Aksi Anarkis Warnai Kembalinya Arema FC ke Kanjuruhan: Tragedi Seolah Terlupakan?

Kembalinya Arema FC ke Stadion Kanjuruhan, yang seharusnya menjadi momen kebangkitan, justru ternodai oleh aksi tidak terpuji dari oknum suporter. Peristiwa ini memicu kekecewaan dan pertanyaan besar, apakah tragedi Kanjuruhan yang merenggut ratusan nyawa benar-benar telah menjadi pelajaran bagi semua pihak terkait.

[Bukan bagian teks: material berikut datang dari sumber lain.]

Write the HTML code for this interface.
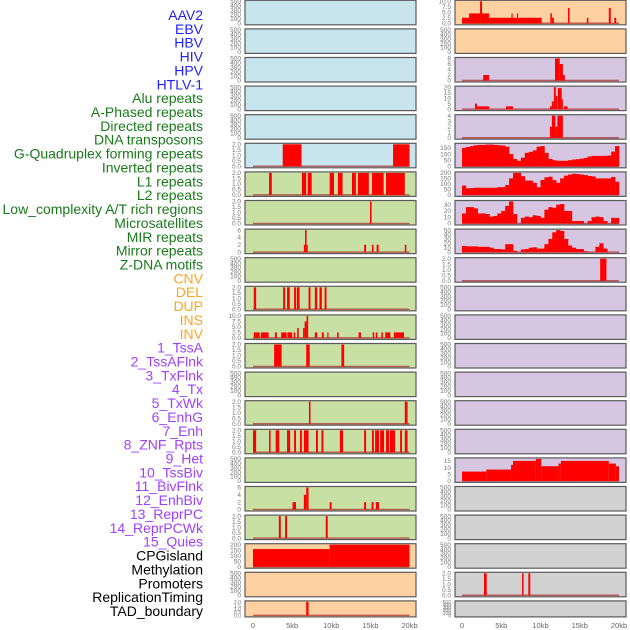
<!DOCTYPE html>
<html><head><meta charset="utf-8"><style>
html,body{margin:0;padding:0;background:#fff;width:630px;height:630px;overflow:hidden}
svg{display:block}
</style></head><body>
<svg id="chart" width="630" height="630" xmlns="http://www.w3.org/2000/svg" font-family="Liberation Sans, sans-serif"></svg>
<script>
// Track labels and colours
const trackLabels = ["AAV2","EBV","HBV","HIV","HPV","HTLV-1","Alu repeats","A-Phased repeats","Directed repeats","DNA transposons","G-Quadruplex forming repeats","Inverted repeats","L1 repeats","L2 repeats","Low_complexity A/T rich regions","Microsatellites","MIR repeats","Mirror repeats","Z-DNA motifs","CNV","DEL","DUP","INS","INV","1_TssA","2_TssAFlnk","3_TxFlnk","4_Tx","5_TxWk","6_EnhG","7_Enh","8_ZNF_Rpts","9_Het","10_TssBiv","11_BivFlnk","12_EnhBiv","13_ReprPC","14_ReprPCWk","15_Quies","CPGisland","Methylation","Promoters","ReplicationTiming","TAD_boundary"];
const labelGroupSizes = [6,13,5,15,5];
const labelGroupColors = ["#1f1fff","#1a7a1a","#ffa520","#a040ff","#000000"];
const xTickValues = [0,5,10,15,20];
const xTickLabels = ["0","5kb","10kb","15kb","20kb"];
// Left column panels: y max and segments [startKb, endKb, value]
const leftYMax = [500,500,500,500,500,2,2,2,6,500,2,10,2,500,2,2,500,6,2,200,500,2];
const leftSegs = [
 [],[],[],[],[],
 [[3.8,6.2,2],[17.9,20,2]],
 [[2.05,2.4,2],[6.25,6.8,2],[7.0,7.5,2],[9.8,10.35,2],[10.85,11.45,2],[12.65,13.15,2],[13.4,14.8,2],[15.2,16.7,2],[17.0,19.4,2]],
 [[14.95,15.15,2]],
 [[6.5,6.65,2],[6.65,6.85,6],[6.85,7.0,2],[14.2,14.45,2],[15.2,15.4,2],[15.8,16.05,2],[19.4,19.6,2]],
 [],
 [[0.1,0.4,2],[3.85,4.1,2],[4.35,4.7,2],[5.25,5.5,2],[5.6,5.95,2],[7.1,7.35,2],[7.9,8.2,2],[8.5,8.8,2],[9.15,9.4,2]],
 [[0.1,0.85,2.5],[1.0,2.0,2.5],[2.8,3.05,2.5],[3.6,4.3,2.5],[4.4,5.0,2.5],[5.2,5.4,2.5],[5.65,5.85,4.5],[6.4,6.6,4.5],[6.6,6.85,7.5],[6.85,7.05,10],[7.9,8.2,2.5],[8.8,9.05,2.5],[9.5,9.65,2.5],[10.75,10.95,2.5],[13.5,13.8,2.5],[15.3,15.5,2.5],[15.7,15.9,2.5],[16.4,16.6,2.5],[16.9,17.55,2.5],[18.0,19.3,2.5]],
 [[2.7,3.65,2],[6.8,7.25,2],[11.3,11.65,2]],
 [],
 [[7.15,7.35,2],[19.4,19.75,2]],
 [[0.0,0.4,2],[2.05,2.25,2],[2.9,3.35,2],[4.35,4.75,2],[5.25,5.5,2],[6.0,6.25,2],[6.5,7.1,2],[8.05,8.3,2],[8.75,9.0,2],[11.1,11.5,2],[14.2,14.45,2],[15.2,15.45,2],[15.6,16.1,2],[16.25,16.75,2],[17.0,17.4,2],[17.5,18.15,2],[18.8,19.05,2],[19.4,19.75,2]],
 [],
 [[5.05,5.5,2],[6.5,6.8,4],[6.8,7.1,6],[9.8,10.05,2],[14.2,14.45,2],[15.15,15.4,2],[15.7,16.1,2]],
 [[3.3,3.55,2],[4.1,4.35,2],[9.3,9.55,2]],
 [[0,9.8,160],[9.8,20,200]],
 [],
 [[6.8,7.1,2]]
];
// Right column panels
const rightYMax = [10,500,8,20,4,180,200,35,50,2,500,500,500,500,500,500,16.5,500,500,500,2,500];
const rightSegs = [
 [[0,0.9,2.5],[0.9,2.3,4.5],[2.3,2.55,10],[2.55,3.45,4.5],[3.45,10.15,2.5],[6.3,6.45,4.5],[7.0,7.15,4.5],[11.25,11.45,4.5],[11.45,11.7,2.5],[13.5,13.7,7],[15.9,16.1,2.5],[18.7,18.95,7],[19.4,19.65,2.5]],
 [],
 [[2.7,3.45,2],[11.85,12.45,8],[12.45,12.85,6],[12.85,13.1,2]],
 [[1.65,1.9,5],[1.9,3.45,2.5],[5.6,6.5,2.5],[11.2,11.45,2.5],[11.45,11.7,7],[11.7,11.95,20],[11.95,12.15,12],[12.2,12.7,19],[12.7,12.85,9],[13.0,13.45,2.5]],
 [[11.2,11.45,2],[11.45,11.9,4],[11.9,12.15,2],[12.15,12.85,4]],
 [],[],[],[],
 [[17.6,18.4,2]],
 [],[],[],[],[],[],
 [[0,3.1,7],[3.1,6.25,8.5],[6.25,6.5,12],[6.5,9.4,15],[9.4,10.1,16.5],[10.1,12.3,11],[12.3,12.6,13],[12.6,18.7,15],[18.7,19.6,13],[19.6,20,11]],
 [],[],[],
 [[2.8,3.15,2],[7.65,7.85,2],[8.45,8.7,2]],
 []
];
// Profile tracks (0.5kb bins)
const profileRow5 = [150,158,165,172,175,175,178,178,175,172,170,160,100,60,45,70,110,118,130,160,165,110,60,50,45,45,45,50,55,58,62,68,80,85,85,85,85,88,120,165];
const profileRow6 = [85,60,62,65,65,65,65,65,65,70,70,90,150,200,200,170,130,130,110,70,135,160,165,135,110,150,175,185,192,190,185,180,172,168,150,150,150,150,163,120];
const profileRow7 = [16,26,26,24,16,16,15,11,12,16,20,28,35,15,0,9,11,10,13,12,9,22,26,25,30,31,20,20,4,4,4,0,4,10,11,10,4,0,9,9];
const profileRow8 = [14,13,13,13,12,12,12,10,7,7,6,18,18,3,0,6,7,10,11,8,8,18,30,45,50,48,30,15,10,7,7,2,0,0,12,20,8,0,0,0];
const profiles = {5:profileRow5,6:profileRow6,7:profileRow7,8:profileRow8};

const tickSets = {500:[0,100,200,300,400,500],2:[0,0.5,1,1.5,2],6:[0,2,4,6],10:[0,2.5,5,7.5,10],200:[0,50,100,150,200],8:[0,2,4,6,8],20:[0,5,10,15,20],4:[0,1,2,3,4],180:[0,50,100,150],35:[0,10,20,30],50:[0,10,20,30,40,50],16.5:[0,5,10,15]};
const NS="http://www.w3.org/2000/svg";
const svg=document.getElementById('chart');
function mk(tag,attrs,parent){const e=document.createElementNS(NS,tag);for(const k in attrs)e.setAttribute(k,attrs[k]);(parent||svg).appendChild(e);return e;}

// labels
let gi=0,cnt=0;
trackLabels.forEach((t,i)=>{
  while(cnt>=labelGroupSizes[gi]){gi++;cnt=0;}
  cnt++;
  const e=mk('text',{x:203,y:15+i*13.86+5,'text-anchor':'end','font-size':'14',fill:labelGroupColors[gi]});
  
  
  e.textContent=t;
});

function rowTop(i){return 0.3+i*28.6;}
function rowH(i){return i===21?16:24.5;}
function bg(col,i){
  if(col===0) return i<6?"#c8e4ec":(i<19?"#c8e0a4":"#ffd0a0");
  return i<2?"#ffd0a0":(i<17?"#d6c6e2":"#d2d2d2");
}
function fmt(v,ym){
  if(ym===2||ym===10) return v.toFixed(1);
  return String(v);
}
function drawPanel(col,i,ymax,segs,prof){
  const bx=col===0?245:455, bw=171;
  const x0=col===0?253:462, xs=(col===0?156.5:157)/20;
  const top=rowTop(i), h=rowH(i);
  const yb=top+h-1.5, yt=top+1;
  const sx=kb=>x0+kb*xs;
  const sy=v=>yb-(v/ymax)*(yb-yt);
  const g=mk('g',{});
  
  
  mk('rect',{x:bx,y:top,width:bw,height:h,fill:bg(col,i),stroke:'#5a5a5a','stroke-width':1.2},g);
  const ticks=tickSets[ymax]||[0,ymax];
  ticks.forEach(v=>{
    const t=mk('text',{x:bx-4,y:sy(Math.min(v,ymax))+2.2,'text-anchor':'end','font-size':(i===21?'5':'6.5'),fill:'#777'},g);
    
    
    t.textContent=fmt(v,ymax);
  });
  const empty=!prof && segs.length===0;
  if(!empty) mk('line',{x1:sx(0),x2:sx(20),y1:yb,y2:yb,stroke:'rgba(170,40,40,0.7)','stroke-width':1.5},g);
  if(prof){
    prof.forEach((v,k)=>{
      if(v<=0)return;
      const r=mk('rect',{x:sx(k*0.5),y:sy(v),width:sx((k+1)*0.5)-sx(k*0.5)+0.3,height:yb-sy(v),fill:'#ff0000'},g);
      
      
    });
  }
  segs.forEach(s=>{
    const r=mk('rect',{x:sx(s[0]),y:sy(s[2]),width:Math.max(1,sx(s[1])-sx(s[0])),height:yb-sy(s[2]),fill:'#ff0000'},g);
    
    
  });
}
for(let i=0;i<22;i++){
  drawPanel(0,i,leftYMax[i],leftSegs[i],null);
  drawPanel(1,i,rightYMax[i],rightSegs[i],profiles[i]||null);
}
[0,1].forEach(col=>{
  const x0=col===0?253:462, xs=(col===0?156.5:157)/20;
  xTickValues.forEach((v,k)=>{
    const t=mk('text',{x:x0+v*xs,y:628,'text-anchor':'middle','font-size':'7.5',fill:'#666'});
    
    
    t.textContent=xTickLabels[k];
  });
});
</script>
</body></html>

Insiden bermula usai kekalahan Arema FC dengan skor telak 0-3 dari Persik Kediri. Kekecewaan Aremania, kelompok suporter Arema FC, meluap dengan melakukan pelemparan batu ke arah bus tim Persik Kediri. Akibatnya, kaca bus pecah dan melukai pelatih Persik Kediri, Divaldo Alves. Luka tersebut didapatkan karena posisi pelatih yang duduk dekat dengan kaca bus yang pecah. Kejadian ini sungguh ironis, mengingat laga tersebut adalah pertandingan kandang perdana Arema FC di Stadion Kanjuruhan setelah menjadi tim musafir akibat Tragedi Kanjuruhan pada Oktober 2022.

General Manager Arema FC, Yusrinal Fitriandi, menyampaikan kekecewaannya atas insiden tersebut. Ia menyoroti upaya klub yang telah berjuang selama tiga tahun untuk mempertahankan eksistensi dan kembali ke kandang sendiri. Namun, ia merasa perjuangan tersebut tidak dihargai dengan adanya tindakan anarkis yang dilakukan oleh oknum suporter.

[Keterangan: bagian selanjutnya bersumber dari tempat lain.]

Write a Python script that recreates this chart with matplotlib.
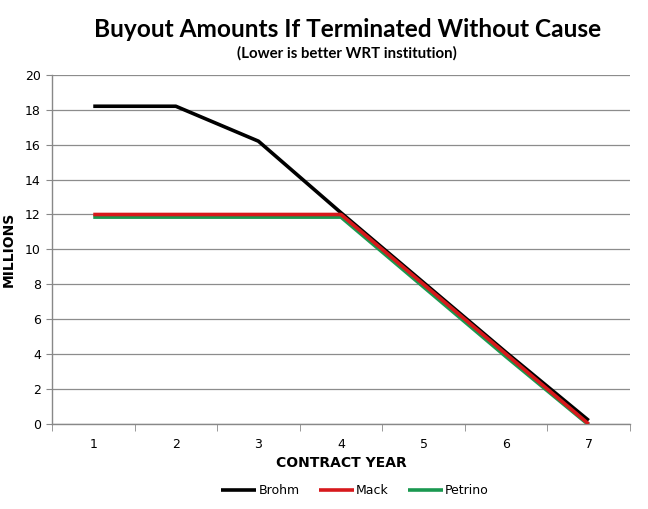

Tindakan anarkis ini kembali mengingatkan pada Tragedi Kanjuruhan, yang salah satu pemicunya adalah ketidakmampuan suporter dalam menerima kekalahan. Kala itu, ribuan Aremania menyerbu masuk ke lapangan setelah timnya kalah dari Persebaya Surabaya. Aksi tersebut memicu bentrokan dengan aparat keamanan, yang berujung pada jatuhnya ratusan korban jiwa.

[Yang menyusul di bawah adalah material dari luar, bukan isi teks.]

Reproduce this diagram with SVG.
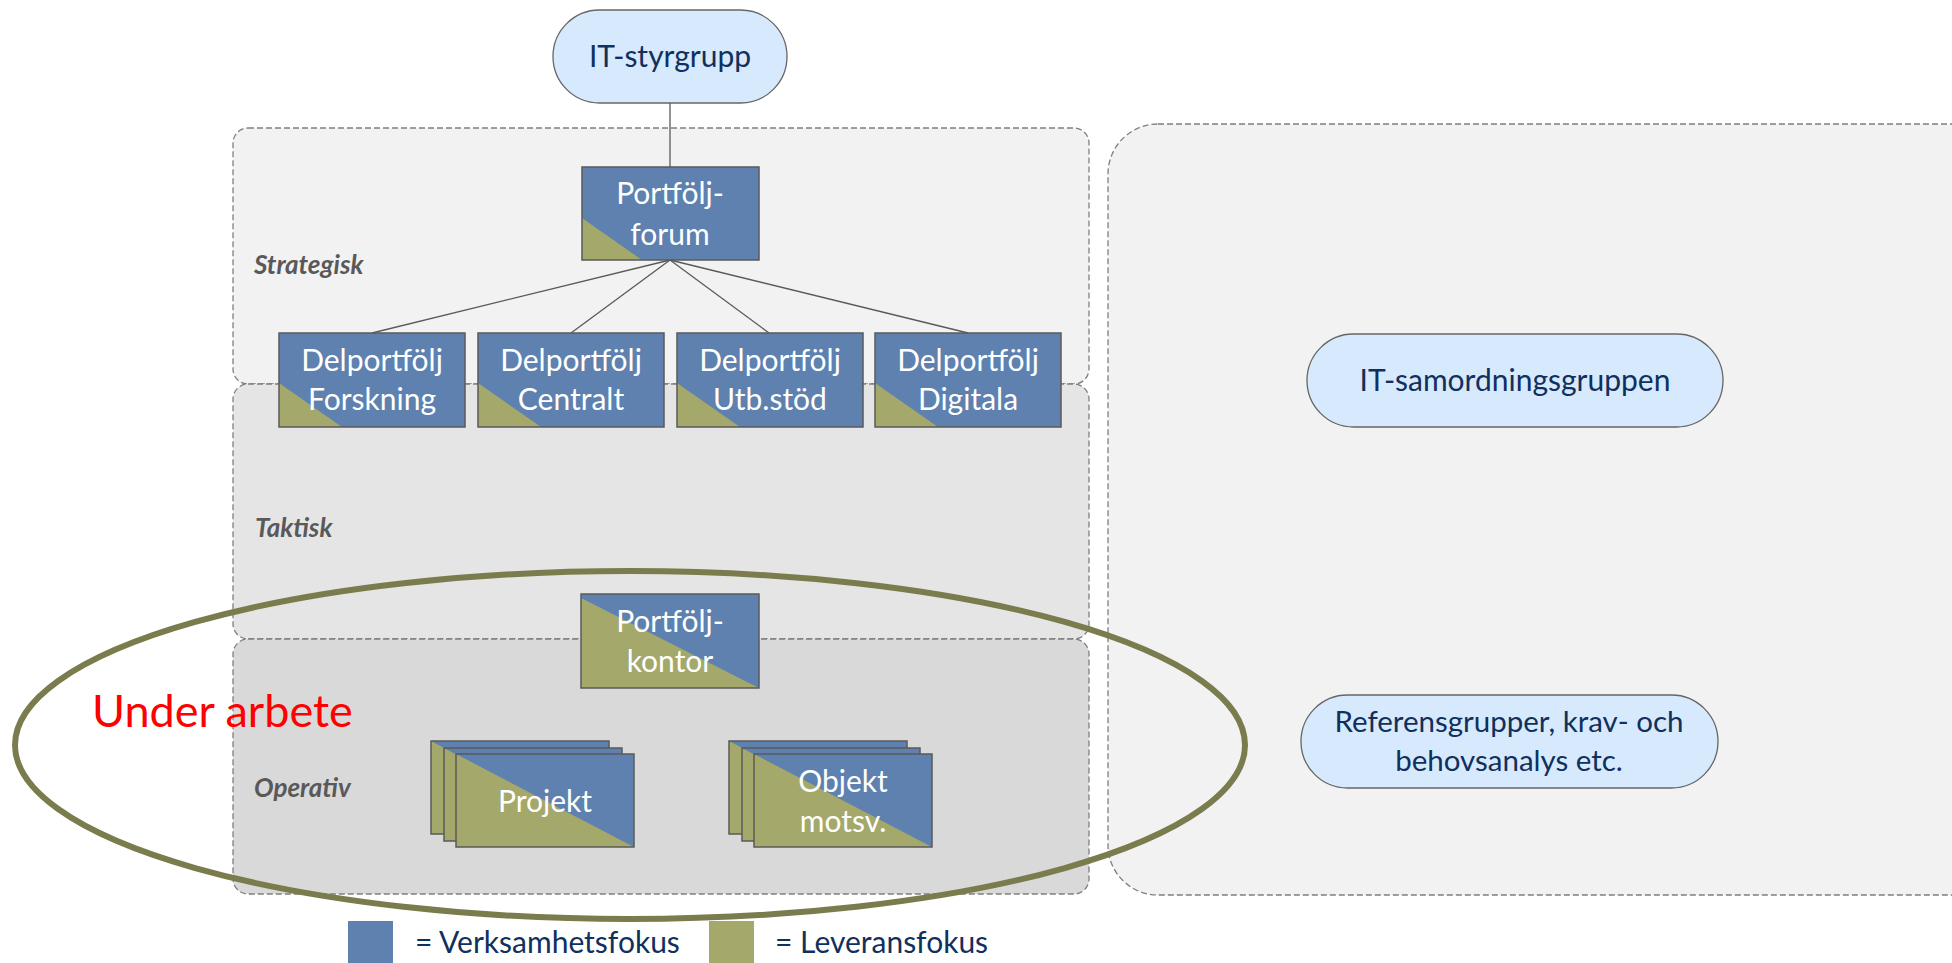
<svg xmlns="http://www.w3.org/2000/svg" width="1952" height="963" viewBox="0 0 1952 963">
<style>
.panel{stroke:#7f7f7f;stroke-width:1.3;stroke-dasharray:6 3}
.blue{fill:#5e81b0}
.olive{fill:#a4a86b}
.frame{fill:none;stroke:#5a5a5a;stroke-width:1.5}
.pill{fill:#d7e9fc;stroke:#666;stroke-width:1.3}
.wt{font-family:Lato,"Liberation Sans",sans-serif;font-size:30px;fill:#fff;text-anchor:middle}
.nt{font-family:Lato,"Liberation Sans",sans-serif;font-size:30px;fill:#10305e;text-anchor:middle}
.lvl{font-family:Lato,"Liberation Sans",sans-serif;font-size:26px;font-weight:bold;font-style:italic;fill:#595959}
.lg{font-family:Lato,"Liberation Sans",sans-serif;font-size:30px;fill:#10305e}
.conn{stroke:#595959;stroke-width:1.3;fill:none}
</style>
<defs>
<g id="stackcard">
<rect width="178" height="93" class="blue"/>
<polygon points="0,0 178,93 0,93" class="olive"/>
<rect width="178" height="93" class="frame"/>
</g>
</defs>
<rect width="1952" height="963" fill="#fff"/>

<g id="panels">
<rect id="panel-strategisk" x="233" y="128" width="856" height="256" rx="15" fill="#f2f2f2" class="panel"/>
<rect id="panel-taktisk" x="233" y="384" width="856" height="255" rx="15" fill="#e5e5e5" class="panel"/>
<rect id="panel-operativ" x="233" y="639" width="856" height="255" rx="15" fill="#d9d9d9" class="panel"/>
<rect id="panel-right" x="1108" y="124" width="900" height="771" rx="50" fill="#f2f2f2" class="panel"/>
<text class="lvl" x="254" y="274">Strategisk</text>
<text class="lvl" x="255" y="537">Taktisk</text>
<text class="lvl" x="254" y="797">Operativ</text>
</g>

<g id="connectors">
<line class="conn" x1="670" y1="103" x2="670" y2="167"/>
<line class="conn" x1="670" y1="260" x2="372" y2="333"/>
<line class="conn" x1="670" y1="260" x2="571" y2="333"/>
<line class="conn" x1="670" y1="260" x2="769" y2="333"/>
<line class="conn" x1="670" y1="260" x2="968" y2="333"/>
</g>

<g id="it-styrgrupp">
<rect x="553" y="10" width="234" height="93" rx="46.5" class="pill"/>
<text class="nt" x="670" y="67">IT-styrgrupp</text>
</g>

<g id="portfoljforum">
<rect x="582" y="167" width="177" height="93" class="blue"/>
<polygon points="582,218 642,260 582,260" class="olive"/>
<rect x="582" y="167" width="177" height="93" class="frame"/>
<text class="wt" x="670" y="204">Portfölj-</text>
<text class="wt" x="670" y="245">forum</text>
</g>

<g id="delportfolj-forskning">
<rect x="279" y="333" width="186" height="94" class="blue"/>
<polygon points="279,383 342,427 279,427" class="olive"/>
<rect x="279" y="333" width="186" height="94" class="frame"/>
<text class="wt" x="372" y="371">Delportfölj</text>
<text class="wt" x="372" y="410">Forskning</text>
</g>
<g id="delportfolj-centralt">
<rect x="478" y="333" width="186" height="94" class="blue"/>
<polygon points="478,383 541,427 478,427" class="olive"/>
<rect x="478" y="333" width="186" height="94" class="frame"/>
<text class="wt" x="571" y="371">Delportfölj</text>
<text class="wt" x="571" y="410">Centralt</text>
</g>
<g id="delportfolj-utbstod">
<rect x="677" y="333" width="186" height="94" class="blue"/>
<polygon points="677,383 740,427 677,427" class="olive"/>
<rect x="677" y="333" width="186" height="94" class="frame"/>
<text class="wt" x="770" y="371">Delportfölj</text>
<text class="wt" x="770" y="410">Utb.stöd</text>
</g>
<g id="delportfolj-digitala">
<rect x="875" y="333" width="186" height="94" class="blue"/>
<polygon points="875,383 938,427 875,427" class="olive"/>
<rect x="875" y="333" width="186" height="94" class="frame"/>
<text class="wt" x="968" y="371">Delportfölj</text>
<text class="wt" x="968" y="410">Digitala</text>
</g>

<g id="portfoljkontor">
<rect x="581" y="594" width="178" height="94" class="blue"/>
<polygon points="581,598 759,688 581,688" class="olive"/>
<rect x="581" y="594" width="178" height="94" class="frame"/>
<text class="wt" x="670" y="632">Portfölj-</text>
<text class="wt" x="670" y="672">kontor</text>
</g>

<g id="projekt">
<use href="#stackcard" x="431" y="741"/>
<use href="#stackcard" x="444" y="748"/>
<use href="#stackcard" x="456" y="754"/>
<text class="wt" x="545" y="812">Projekt</text>
</g>

<g id="objekt">
<use href="#stackcard" x="729" y="741"/>
<use href="#stackcard" x="742" y="748"/>
<use href="#stackcard" x="754" y="754"/>
<text class="wt" x="843" y="792">Objekt</text>
<text class="wt" x="843" y="832">motsv.</text>
</g>

<g id="it-samordningsgruppen">
<rect x="1307" y="334" width="416" height="93" rx="46.5" class="pill"/>
<text class="nt" x="1515" y="391">IT-samordningsgruppen</text>
</g>

<g id="referensgrupper">
<rect x="1301" y="695" width="417" height="93" rx="46.5" class="pill"/>
<text class="nt" x="1509" y="732" style="font-size:29.5px">Referensgrupper, krav- och</text>
<text class="nt" x="1509" y="771" style="font-size:29.5px">behovsanalys etc.</text>
</g>

<g id="under-arbete">
<ellipse cx="630" cy="745" rx="615" ry="174" fill="none" stroke="#7a7c4d" stroke-width="6"/>
<text x="92" y="727" font-family="Lato,'Liberation Sans',sans-serif" font-size="45" fill="#ff0000">Under arbete</text>
</g>

<g id="legend">
<rect x="348" y="921" width="45" height="45" class="blue"/>
<text class="lg" x="415" y="953">= Verksamhetsfokus</text>
<rect x="709" y="921" width="45" height="45" class="olive"/>
<text class="lg" x="775" y="953">= Leveransfokus</text>
</g>
</svg>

Tragedi Kanjuruhan seharusnya menjadi momentum bagi perbaikan sepak bola Indonesia. Berbagai kelompok suporter sempat menunjukkan itikad baik untuk berdamai, namun semangat tersebut memudar seiring dengan kebijakan larangan suporter away. PSSI beralasan bahwa aturan tersebut merupakan arahan FIFA untuk program Transformasi Sepakbola Indonesia. Beberapa kelompok suporter seperti PSS Sleman, Persis Solo, Persiba Bantul, dan PSIM Yogyakarta tergabung dalam 'Mataram Islah' tetap konsisten menjaga perdamaian.

Inggris menjadi contoh sukses dalam mereformasi sepak bola pasca-tragedi Hillsborough. Renovasi stadion, penerapan sistem filter penonton, dan reformasi mentalitas suporter berhasil meminimalisir tragedi serupa. Tim pengamanan juga berperan aktif dalam menjaga kelancaran pertandingan dengan tensi tinggi melalui sistem Bubble Match dengan memberikan pengawalan ketat kepolisian selama kedatangan, pertandingan, dan setelah laga.

Di Indonesia, sistem Bubble Match dianggap terlalu berisiko. Kebencian terhadap kubu rival terus tertanam karena tidak pernah ada momentum pertemuan. 'Hukuman ringan' dalam Tragedi Kanjuruhan juga akhirnya tidak membuat jera para pelakunya. Insiden di Kanjuruhan baru-baru ini membuktikan bahwa suporter, khususnya Aremania tidak pernah belajar dari Tragedi Kanjuruhan.